Still another 18th-century practitioner was Joel Baily (1732-1797), a Quaker of West Bradford, Pennsylvania. In addition to his trade as a clockmaker and gunsmith, Baily achieved local eminence as an astronomer, mathematician, and surveyor.[12]

In 1764, at the time that Charles Mason and Jeremiah Dixon established their headquarters near his farm, Baily was the local surveyor. Obtaining employment with the expedition, he worked with Mason and Dixon until the completion of their survey in 1768. Baily was subsequently employed by Mason and Dixon to build pine frames for carrying the 20-foot rods to be used in the second measurement of courses from the Stargazers' Stone southward.

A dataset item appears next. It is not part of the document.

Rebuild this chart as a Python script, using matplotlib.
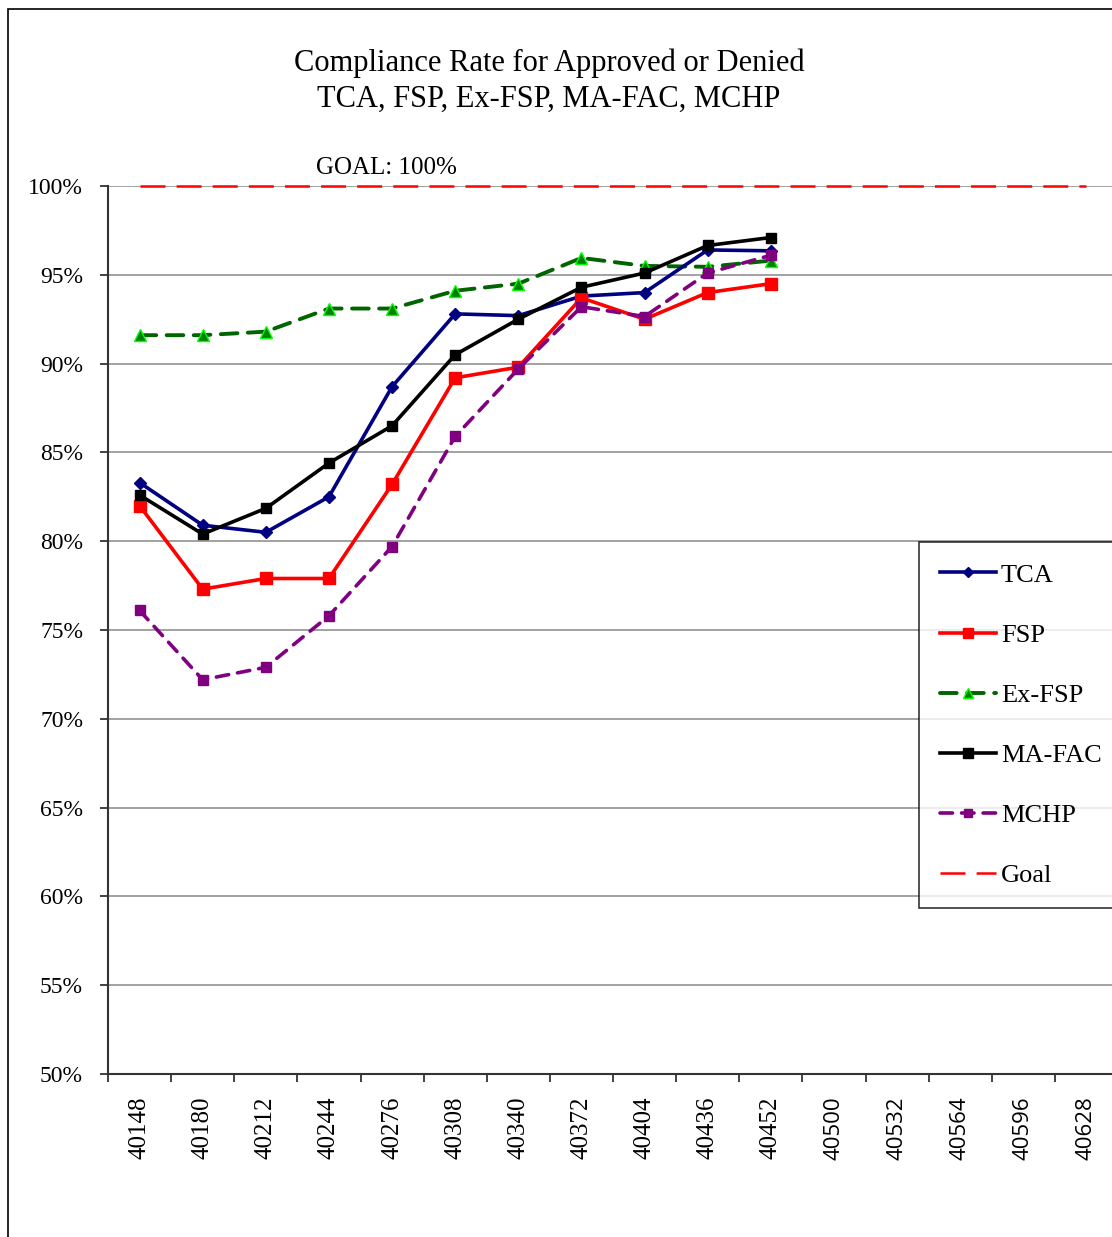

In 1769 Baily was appointed by the American Philosophical Society to work with Owen Biddle in setting up the station at Cape Henlopen for observation of the transit of Venus. In 1770 he again worked with Biddle in taking the courses and distances from the New Castle Court House to the State House Observatory in Philadelphia for determining the latitude and longitude of each. In the same year Baily was elected a member of the American Philosophical Society.

Reverend John Prince

Another noteworthy mathematical practitioner of the period was the Reverend John Prince (1751-1836) of Salem, Massachusetts. The son of a hatter and mechanic, Prince studied natural philosophy under John Winthrop at Harvard and received his B.A. degree in 1776. He was a student of divinity under Samuel Williams and was ordained in 1779 at the First Church in Salem. Although an amateur of the sciences, Prince became a skilled maker of scientific instruments. He made, sold, and repaired instruments for the use of numerous colleges, schools, and academies, including Brown, Dartmouth, Rutgers, Harvard, Union, Amherst, and Williams. Among other accomplishments, he effected "improvements" on the lucernal microscope and the air pump.[13]

Amasa Holcomb

Although he was born in the 18th century, Amasa Holcomb (1787-1875) properly belongs to a later period. An astronomer and telescope maker of Southwick, Massachusetts, Holcomb became a surveyor in 1808. An autobiographical sketch noted that "he manufactured about this time a good many sets of surveyors instruments—compasses, chains, scales, protractors and dividers, some for his pupils and some for others."[14]